The German elections have turned out to be an unexpected nail-biter. Since the exit polls were released earlier this evening the result has been too close to call. Angela Merkel’s CDU/CSU and their coalition partners, the SPD, are both predicted to have received 25 percent of the vote each, which means it will remain unclear throughout the evening who has won as the votes continue to be counted.
Despite the close result, the mood in the Christian Democratic camp is subdued. Angela Merkel’s would-be successor Armin Laschet has received the worst result his party has achieved in its history. The exit polls showed that 1.4 million of their voters switched to the Social Democrats this time and a further 900,000 migrated to the Green party. Instead of comfortably winning the election, as originally expected, the party will now have to fight for the chancellorship in tough coalition talks.
Meanwhile, there was loud jubilation at the SPD headquarters in Berlin, the Willy Brandt Haus. Only a few weeks ago, the party was straggling behind, at around 15 percent, but their chancellor candidate Olaf Scholz led a successful campaign in which he presented himself as Merkel’s natural successor and a safe pair of hands. His party will now claim that it has the right to provide the next chancellor given the desire for change, indicated by the result.
With both of the main parties neck and neck, the smaller parties will become potential kingmakers. The Greens will achieve around 15 percent according to the exit polls, a huge increase from the 9 percent they reached last time but also a long way off the highs they had of 30 percent back in the spring. The Free Liberals came in at 11 percent, a good result for them. They have already expressed a strong desire to sit on the governing benches rather than go into opposition again, which might see them compromise some of their core libertarian principles in exchange for power.
A left-wing coalition of the SPD with the Greens and the far-left Die Linke, which was constantly conjured up by the CDU/CSU as a specter to scare centrist voters, now seems unlikely. According to the exit polls and early counting, Die Linke came in at 5 percent which means it still has to fear whether it will be admitted to the Bundestag at all, as Germany’s post-war constitution established a 5 percent hurdle. If parties fail to match this, they will not enter parliament in order to avoid the type of political splintering that undermined the Weimar Republic in the 1920s. Even if Die Linke makes it in, their numbers are currently too small to push a coalition with the Greens and the SPD over the 50 percent mark.

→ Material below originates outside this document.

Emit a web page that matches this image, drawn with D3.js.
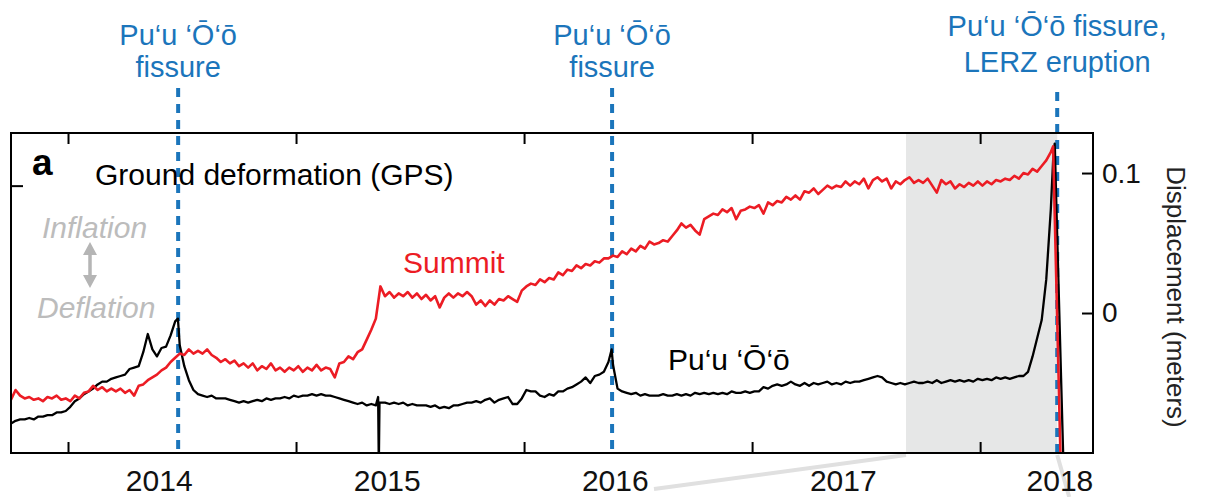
<!DOCTYPE html>
<html><head><meta charset="utf-8">
<script src="https://cdn.jsdelivr.net/npm/d3@7"></script>
<style>
body{margin:0;background:#fff}
svg{display:block}
text{font-family:"Liberation Sans",Arial,Helvetica,sans-serif}
</style>
</head><body>
<svg id="chart" width="1213" height="497"></svg>
<script>
// ---- data (decimal years, displacement in meters) ----
const sampleDates = [
2013.75,2013.77,2013.79,2013.81,2013.83,2013.85,2013.87,2013.89,2013.91,2013.93,
2013.95,2013.97,2013.99,2014.01,2014.03,2014.05,2014.07,2014.09,2014.11,2014.13,
2014.15,2014.17,2014.19,2014.21,2014.23,2014.25,2014.27,2014.29,2014.31,2014.33,
2014.35,2014.37,2014.39,2014.41,2014.43,2014.45,2014.47,2014.49,2014.51,2014.53,
2014.55,2014.57,2014.59,2014.61,2014.63,2014.65,2014.67,2014.69,2014.71,2014.73,
2014.75,2014.77,2014.79,2014.81,2014.83,2014.85,2014.87,2014.89,2014.91,2014.93,
2014.95,2014.97,2014.99,2015.01,2015.03,2015.05,2015.07,2015.09,2015.11,2015.13,
2015.15,2015.17,2015.19,2015.21,2015.23,2015.25,2015.27,2015.29,2015.31,2015.33,
2015.35,2015.37,2015.39,2015.41,2015.43,2015.45,2015.47,2015.49,2015.51,2015.53,
2015.55,2015.57,2015.59,2015.61,2015.63,2015.65,2015.67,2015.69,2015.71,2015.73,
2015.75,2015.77,2015.79,2015.81,2015.83,2015.85,2015.87,2015.89,2015.91,2015.93,
2015.95,2015.97,2015.99,2016.01,2016.03,2016.05,2016.07,2016.09,2016.11,2016.13,
2016.15,2016.17,2016.19,2016.21,2016.23,2016.25,2016.27,2016.29,2016.31,2016.33,
2016.35,2016.37,2016.39,2016.41,2016.43,2016.45,2016.47,2016.49,2016.51,2016.53,
2016.55,2016.57,2016.59,2016.61,2016.63,2016.65,2016.67,2016.69,2016.71,2016.73,
2016.75,2016.77,2016.79,2016.81,2016.83,2016.85,2016.87,2016.89,2016.91,2016.93,
2016.95,2016.97,2016.99,2017.01,2017.03,2017.05,2017.07,2017.09,2017.11,2017.13,
2017.15,2017.17,2017.19,2017.21,2017.23,2017.25,2017.27,2017.29,2017.31,2017.33,
2017.35,2017.37,2017.39,2017.41,2017.43,2017.45,2017.47,2017.49,2017.51,2017.53,
2017.55,2017.57,2017.59,2017.61,2017.63,2017.65,2017.67,2017.69,2017.71,2017.73,
2017.75,2017.77,2017.79,2017.81,2017.83,2017.85,2017.87,2017.89,2017.91,2017.93,
2017.95,2017.97,2017.99,2018.01,2018.03,2018.05,2018.07,2018.09,2018.11,2018.13,
2018.15,2018.17,2018.19,2018.21,2018.23,2018.25,2018.27,2018.29,2018.31
];
const summitValues = [
-0.062,-0.055,-0.059,-0.061,-0.060,-0.062,-0.061,-0.063,-0.060,-0.061,
-0.059,-0.062,-0.061,-0.063,-0.059,-0.061,-0.057,-0.056,-0.052,-0.055,
-0.053,-0.056,-0.054,-0.056,-0.054,-0.057,-0.055,-0.059,-0.052,-0.051,
-0.048,-0.046,-0.044,-0.041,-0.039,-0.035,-0.032,-0.029,-0.030,-0.026,
-0.029,-0.027,-0.029,-0.026,-0.030,-0.032,-0.035,-0.033,-0.036,-0.034,
-0.038,-0.036,-0.039,-0.036,-0.041,-0.038,-0.040,-0.036,-0.041,-0.039,
-0.042,-0.039,-0.041,-0.038,-0.042,-0.039,-0.041,-0.037,-0.041,-0.039,
-0.040,-0.046,-0.036,-0.035,-0.031,-0.033,-0.028,-0.026,-0.019,-0.012,
-0.004,0.019,0.012,0.015,0.011,0.014,0.012,0.015,0.011,0.014,
0.010,0.013,0.009,0.012,0.004,0.011,0.014,0.011,0.014,0.012,
0.015,0.012,0.006,0.009,0.005,0.009,0.006,0.010,0.009,0.012,
0.010,0.008,0.016,0.019,0.021,0.020,0.024,0.022,0.025,0.024,
0.029,0.027,0.031,0.030,0.034,0.032,0.035,0.034,0.037,0.036,
0.039,0.039,0.041,0.040,0.044,0.042,0.046,0.044,0.048,0.046,
0.051,0.049,0.050,0.052,0.051,0.055,0.059,0.064,0.061,0.063,
0.059,0.056,0.067,0.069,0.071,0.070,0.074,0.072,0.075,0.067,
0.073,0.074,0.076,0.075,0.077,0.071,0.079,0.077,0.080,0.079,
0.083,0.081,0.084,0.081,0.087,0.086,0.089,0.085,0.088,0.091,
0.089,0.091,0.090,0.094,0.091,0.094,0.092,0.096,0.089,0.095,
0.097,0.094,0.096,0.089,0.094,0.092,0.095,0.097,0.093,0.095,
0.093,0.096,0.091,0.086,0.095,0.092,0.094,0.089,0.092,0.090,
0.093,0.091,0.094,0.091,0.094,0.092,0.095,0.094,0.096,0.095,
0.098,0.096,0.100,0.099,0.103,0.101,0.105,0.109,0.115
];
const puuValues = [
-0.079,-0.077,-0.076,-0.076,-0.075,-0.076,-0.074,-0.074,-0.073,-0.073,
-0.071,-0.071,-0.070,-0.067,-0.063,-0.061,-0.058,-0.056,-0.054,-0.051,
-0.049,-0.049,-0.047,-0.046,-0.045,-0.044,-0.040,-0.039,-0.038,-0.028,
-0.015,-0.026,-0.031,-0.025,-0.024,-0.016,-0.006,-0.023,-0.038,-0.048,
-0.055,-0.058,-0.059,-0.060,-0.059,-0.061,-0.061,-0.061,-0.062,-0.063,
-0.064,-0.063,-0.064,-0.063,-0.062,-0.063,-0.061,-0.062,-0.061,-0.061,
-0.060,-0.061,-0.059,-0.060,-0.059,-0.059,-0.058,-0.059,-0.058,-0.059,
-0.059,-0.060,-0.061,-0.062,-0.063,-0.064,-0.065,-0.064,-0.066,-0.065,
-0.066,-0.064,-0.064,-0.065,-0.064,-0.065,-0.064,-0.066,-0.065,-0.066,
-0.066,-0.066,-0.067,-0.066,-0.068,-0.067,-0.068,-0.066,-0.066,-0.065,
-0.064,-0.064,-0.063,-0.064,-0.062,-0.061,-0.064,-0.062,-0.061,-0.060,
-0.065,-0.065,-0.061,-0.055,-0.056,-0.056,-0.059,-0.060,-0.058,-0.059,
-0.056,-0.056,-0.054,-0.053,-0.051,-0.049,-0.046,-0.050,-0.045,-0.044,
-0.042,-0.035,-0.037,-0.054,-0.056,-0.057,-0.058,-0.057,-0.059,-0.058,
-0.059,-0.059,-0.059,-0.058,-0.059,-0.059,-0.058,-0.059,-0.058,-0.059,
-0.057,-0.058,-0.057,-0.058,-0.057,-0.058,-0.057,-0.058,-0.056,-0.057,
-0.057,-0.056,-0.057,-0.056,-0.056,-0.053,-0.054,-0.052,-0.051,-0.052,
-0.051,-0.049,-0.051,-0.052,-0.050,-0.052,-0.050,-0.051,-0.050,-0.049,
-0.051,-0.050,-0.051,-0.049,-0.050,-0.049,-0.049,-0.048,-0.047,-0.046,
-0.045,-0.046,-0.049,-0.050,-0.051,-0.050,-0.051,-0.050,-0.049,-0.050,
-0.050,-0.049,-0.050,-0.048,-0.050,-0.049,-0.048,-0.049,-0.048,-0.049,
-0.048,-0.049,-0.047,-0.048,-0.047,-0.048,-0.046,-0.047,-0.046,-0.047,
-0.046,-0.045,-0.045,-0.042,-0.031,-0.018,-0.005,0.024,0.074
];
// individual readings between regular samples (peaks, spike, collapse)
const summitExtraDates  = [2018.320, 2018.352];
const summitExtraValues = [0.119, -0.100];
const puuExtraDates  = [2014.482, 2015.360, 2015.363, 2015.366, 2016.384, 2018.320, 2018.327, 2018.364];
const puuExtraValues = [-0.004, -0.060, -0.110, -0.064, -0.026, 0.109, 0.121, -0.100];

const eventDates  = [2014.483, 2016.386, 2018.338];
const eventLines1 = ["Pu‘u ‘Ō‘ō", "Pu‘u ‘Ō‘ō", "Pu‘u ‘Ō‘ō fissure,"];
const eventLines2 = ["fissure", "fissure", "LERZ eruption"];
const shadeRange  = [2017.675, 2018.338];

const xTickDates  = [2014, 2015, 2016, 2017, 2018];
const xTickLabels = ["2014", "2015", "2016", "2017", "2018"];
const xLabelDates = [2014.40, 2015.40, 2016.40, 2017.40, 2018.35];
const yTickValues = [0, 0.1];
const yTickLabels = ["0", "0.1"];
const leftTickValues = [0.091];

// ---- layout ----
const W = 1213, H = 497;
const plot = {left: 11, right: 1093, top: 133, bottom: 453};
const svg = d3.select("#chart");
const x = d3.scaleLinear().domain([2013.75, 2018.495]).range([plot.left, plot.right]);
const y = d3.scaleLinear().domain([-0.1, 0.1286]).range([plot.bottom, plot.top]);

const BLUE = "#1b75bb", RED = "#ec1c24", GREY_TXT = "#bcbcbc";

function series(dates, vals, exD, exV) {
  const pts = dates.map((t, i) => ({t, v: vals[i]})).filter(d => d.v !== undefined);
  exD.forEach((t, i) => pts.push({t, v: exV[i]}));
  return pts.sort((a, b) => a.t - b.t);
}
const summit = series(sampleDates, summitValues, summitExtraDates, summitExtraValues);
const puu = series(sampleDates, puuValues, puuExtraDates, puuExtraValues);

svg.append("defs").append("clipPath").attr("id", "clip")
  .append("rect").attr("x", plot.left).attr("y", plot.top)
  .attr("width", plot.right - plot.left).attr("height", plot.bottom - plot.top);

// zoom connector lines (to panel below)
const xs0 = x(shadeRange[0]), xs1 = x(shadeRange[1]);
svg.append("line").attr("x1", xs0).attr("y1", plot.bottom + 2).attr("x2", xs0 - 252).attr("y2", plot.bottom + 36)
  .attr("stroke", "#e0e0e0").attr("stroke-width", 4);
svg.append("line").attr("x1", xs1).attr("y1", plot.bottom + 2).attr("x2", xs1 + 12).attr("y2", H)
  .attr("stroke", "#e0e0e0").attr("stroke-width", 4);

// shaded period
svg.append("rect").attr("x", xs0).attr("y", plot.top)
  .attr("width", xs1 - xs0).attr("height", plot.bottom - plot.top).attr("fill", "#e6e7e7");

// event dashed lines
eventDates.forEach((d, i) => {
  svg.append("line").attr("x1", x(d)).attr("x2", x(d))
    .attr("y1", i === 2 ? 92 : 88).attr("y2", plot.bottom)
    .attr("stroke", BLUE).attr("stroke-width", 4).attr("stroke-dasharray", "9,7");
});

const line = d3.line().x(d => x(d.t)).y(d => y(d.v));
const g = svg.append("g").attr("clip-path", "url(#clip)");
g.append("path").datum(puu).attr("d", line).attr("fill", "none")
  .attr("stroke", "#000").attr("stroke-width", 2.3).attr("stroke-linejoin", "round");
g.append("path").datum(summit).attr("d", line).attr("fill", "none")
  .attr("stroke", RED).attr("stroke-width", 2.6).attr("stroke-linejoin", "round");

// frame
svg.append("rect").attr("x", plot.left).attr("y", plot.top)
  .attr("width", plot.right - plot.left).attr("height", plot.bottom - plot.top)
  .attr("fill", "none").attr("stroke", "#000").attr("stroke-width", 2);

// axes ticks
function styleAxis(sel) {
  sel.select(".domain").remove();
  sel.selectAll(".tick line").attr("stroke", "#000").attr("stroke-width", 2);
}
svg.append("g").attr("transform", `translate(0,${plot.bottom})`)
  .call(d3.axisBottom(x).tickValues(xTickDates).tickSize(-11).tickFormat("")).call(styleAxis);
svg.append("g").attr("transform", `translate(0,${plot.top})`)
  .call(d3.axisTop(x).tickValues(xTickDates).tickSize(-11).tickFormat("")).call(styleAxis);
svg.append("g").attr("transform", `translate(${plot.left},0)`)
  .call(d3.axisLeft(y).tickValues(leftTickValues).tickSize(-12).tickFormat("")).call(styleAxis);
const ra = svg.append("g").attr("transform", `translate(${plot.right},0)`)
  .call(d3.axisRight(y).tickValues(yTickValues).tickSize(-11).tickPadding(9)
    .tickFormat((d, i) => yTickLabels[i])).call(styleAxis);
ra.selectAll(".tick text").attr("font-size", 28).attr("fill", "#111")
  .attr("font-family", '"Liberation Sans",Arial,sans-serif');

// x labels
xTickLabels.forEach((lab, i) => {
  svg.append("text").attr("x", x(xLabelDates[i])).attr("y", 491)
    .attr("text-anchor", "middle").attr("font-size", 30).attr("fill", "#111").text(lab);
});

// y axis title
svg.append("text").attr("transform", "translate(1167,297) rotate(90)")
  .attr("text-anchor", "middle").attr("font-size", 26).attr("fill", "#222").text("Displacement (meters)");

// event labels
eventDates.forEach((d, i) => {
  const b1 = i === 2 ? 36 : 45, b2 = i === 2 ? 72 : 77;
  svg.append("text").attr("x", x(d)).attr("y", b1).attr("text-anchor", "middle")
    .attr("font-size", 29).attr("fill", BLUE).text(eventLines1[i]);
  svg.append("text").attr("x", x(d)).attr("y", b2).attr("text-anchor", "middle")
    .attr("font-size", 29).attr("fill", BLUE).text(eventLines2[i]);
});

// panel texts
svg.append("text").attr("x", 32).attr("y", 175).attr("font-size", 37).attr("font-weight", "bold").text("a");
svg.append("text").attr("x", 95).attr("y", 185).attr("font-size", 30).attr("fill", "#000").text("Ground deformation (GPS)");
svg.append("text").attr("x", 42).attr("y", 238).attr("font-size", 30).attr("font-style", "italic").attr("fill", GREY_TXT).text("Inflation");
svg.append("text").attr("x", 37).attr("y", 318).attr("font-size", 30).attr("font-style", "italic").attr("fill", GREY_TXT).text("Deflation");
// double arrow
const ax = 90;
svg.append("line").attr("x1", ax).attr("x2", ax).attr("y1", 252).attr("y2", 278)
  .attr("stroke", "#b5b5b5").attr("stroke-width", 3.5);
svg.append("path").attr("d", `M${ax-7},255 L${ax+7},255 L${ax},242 Z M${ax-7},275 L${ax+7},275 L${ax},288 Z`)
  .attr("fill", "#b5b5b5");

svg.append("text").attr("x", 403).attr("y", 273).attr("font-size", 30).attr("fill", RED).text("Summit");
svg.append("text").attr("x", 668).attr("y", 370).attr("font-size", 30).attr("fill", "#000").text("Pu‘u ‘Ō‘ō");
</script>
</body></html>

The Alternative für Deutschland (AfD), an anti-immigration and anti-lockdown party, also came out as a significant force again at 11 percent, only slightly lower than the 13 percent it reached last time. Then, their result was interpreted as a consequence of the refugee crisis of 2015, in which Merkel’s decision to open German borders to Syrian refugees allowed well over a million people into the country. It seems now that the party is here to stay even if all other parties have said that they will not enter into coalition negotiations with them.
Despite the uncertainty of the results, the early figures have already thrown a few spanners in the works. While the left-wing coalition of the SPD, Greens and Die Linke now seems improbable, a ‘grand coalition’ of the CDU/CSU and the SPD is back on the table — at least in theory. The two established parties have run the country together since 2013 but would form an extremely slim majority and one that would not seem to give voters the change they clearly want.
The two most likely options — and they would produce nearly equal numbers in the Bundestag — would be either a coalition led by Armin Laschet which includes the Free Democrats (FDP) and the Greens. This ‘Jamaica coalition’ (so named as the colors of the parties match those of its flag) would be a centrist alliance with a focus on the economy and climate change over social issues. The FDP has explicitly named this as their favorite outcome and will put pressure on the Greens to achieve this.
The other option is a more left-leaning ‘traffic light’ coalition led by the SPD’s Olaf Scholz, who would ask the Greens and the FDP for support. This coalition would also push a climate change agenda but it would also press for state-led social programs, which would sit uneasily with the economically libertarian FDP.
We are in for a long evening as the votes are still being counted. In addition, nearly half of the German turnout consists of postal votes, which have naturally not entered the exit polls at all and will now have to be counted by hand. This might well still change things significantly, as it is expected that more older voters are among them: bad news for the Greens.
With results this close, it will be a long night for all parties involved and for a nervous German population waiting to see what the post-Merkel era looks like. After an uninspiring election campaign, the tension of the election night itself has created a temporary flurry of excitement in the country. Yet when the dust settles, voters will still be left with the same uninspiring offering.